| INSTRUCTIONS FOR THE TASK |
Everything in the listing except the pictures should be written out exactly.
++++
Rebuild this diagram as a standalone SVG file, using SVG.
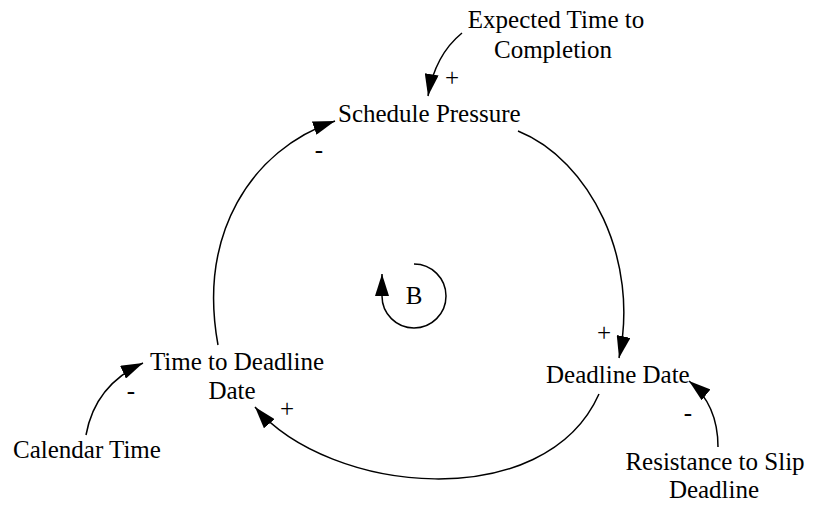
<svg xmlns="http://www.w3.org/2000/svg" width="813" height="505" viewBox="0 0 813 505">
<style>
text { font-family: "Liberation Serif", "Times New Roman", serif; font-size: 25px; fill: #000; }
.c { text-anchor: middle; }
.link { fill: none; stroke: #000; stroke-width: 1.5; marker-end: url(#ah); }
</style>
<defs>
<marker id="ah" viewBox="0 0 22 14" refX="22" refY="7" markerWidth="22" markerHeight="14" markerUnits="userSpaceOnUse" orient="auto">
<path d="M0,0 L22,7 L0,14 z" fill="#000"/>
</marker>
</defs>
<rect width="813" height="505" fill="#fff"/>
<g id="connectors">
<path class="link" d="M462,33 Q435,55 428,96"/>
<path class="link" d="M518,131 C590,160 640,260 619,358"/>
<path class="link" d="M599,394 C545,515 330,495 255,407"/>
<path class="link" d="M218,345 C198,235 250,150 335,121"/>
<path class="link" d="M86,435 Q95,385 143,363"/>
<path class="link" d="M718,447 C718,420 710,398 689,381"/>
<path class="link" d="M414,264 A32,32 0 1 1 382,296 L382,274"/>
</g>
<g id="polarities">
<text class="c" x="452" y="86">+</text>
<text class="c" x="319" y="158">-</text>
<text class="c" x="604" y="341">+</text>
<text class="c" x="287" y="417">+</text>
<text class="c" x="131" y="399">-</text>
<text class="c" x="688" y="421">-</text>
</g>
<g id="expected-time">
<text class="c" x="556" y="28">Expected Time to</text>
<text class="c" x="553" y="58">Completion</text>
</g>
<g id="schedule-pressure">
<text x="338" y="122">Schedule Pressure</text>
</g>
<g id="deadline-date">
<text x="546" y="383">Deadline Date</text>
</g>
<g id="time-to-deadline">
<text class="c" x="237" y="370">Time to Deadline</text>
<text class="c" x="232" y="399">Date</text>
</g>
<g id="calendar-time">
<text x="13" y="458">Calendar Time</text>
</g>
<g id="resistance">
<text class="c" x="715" y="470">Resistance to Slip</text>
<text class="c" x="714" y="498">Deadline</text>
</g>
<g id="loop-b">
<text class="c" x="414" y="304">B</text>
</g>
</svg>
++++
| TASK SOLUTION |
Rebuild this diagram as a standalone SVG file, using SVG.
<svg xmlns="http://www.w3.org/2000/svg" width="813" height="505" viewBox="0 0 813 505">
<style>
text { font-family: "Liberation Serif", "Times New Roman", serif; font-size: 25px; fill: #000; }
.c { text-anchor: middle; }
.link { fill: none; stroke: #000; stroke-width: 1.5; marker-end: url(#ah); }
</style>
<defs>
<marker id="ah" viewBox="0 0 22 14" refX="22" refY="7" markerWidth="22" markerHeight="14" markerUnits="userSpaceOnUse" orient="auto">
<path d="M0,0 L22,7 L0,14 z" fill="#000"/>
</marker>
</defs>
<rect width="813" height="505" fill="#fff"/>
<g id="connectors">
<path class="link" d="M462,33 Q435,55 428,96"/>
<path class="link" d="M518,131 C590,160 640,260 619,358"/>
<path class="link" d="M599,394 C545,515 330,495 255,407"/>
<path class="link" d="M218,345 C198,235 250,150 335,121"/>
<path class="link" d="M86,435 Q95,385 143,363"/>
<path class="link" d="M718,447 C718,420 710,398 689,381"/>
<path class="link" d="M414,264 A32,32 0 1 1 382,296 L382,274"/>
</g>
<g id="polarities">
<text class="c" x="452" y="86">+</text>
<text class="c" x="319" y="158">-</text>
<text class="c" x="604" y="341">+</text>
<text class="c" x="287" y="417">+</text>
<text class="c" x="131" y="399">-</text>
<text class="c" x="688" y="421">-</text>
</g>
<g id="expected-time">
<text class="c" x="556" y="28">Expected Time to</text>
<text class="c" x="553" y="58">Completion</text>
</g>
<g id="schedule-pressure">
<text x="338" y="122">Schedule Pressure</text>
</g>
<g id="deadline-date">
<text x="546" y="383">Deadline Date</text>
</g>
<g id="time-to-deadline">
<text class="c" x="237" y="370">Time to Deadline</text>
<text class="c" x="232" y="399">Date</text>
</g>
<g id="calendar-time">
<text x="13" y="458">Calendar Time</text>
</g>
<g id="resistance">
<text class="c" x="715" y="470">Resistance to Slip</text>
<text class="c" x="714" y="498">Deadline</text>
</g>
<g id="loop-b">
<text class="c" x="414" y="304">B</text>
</g>
</svg>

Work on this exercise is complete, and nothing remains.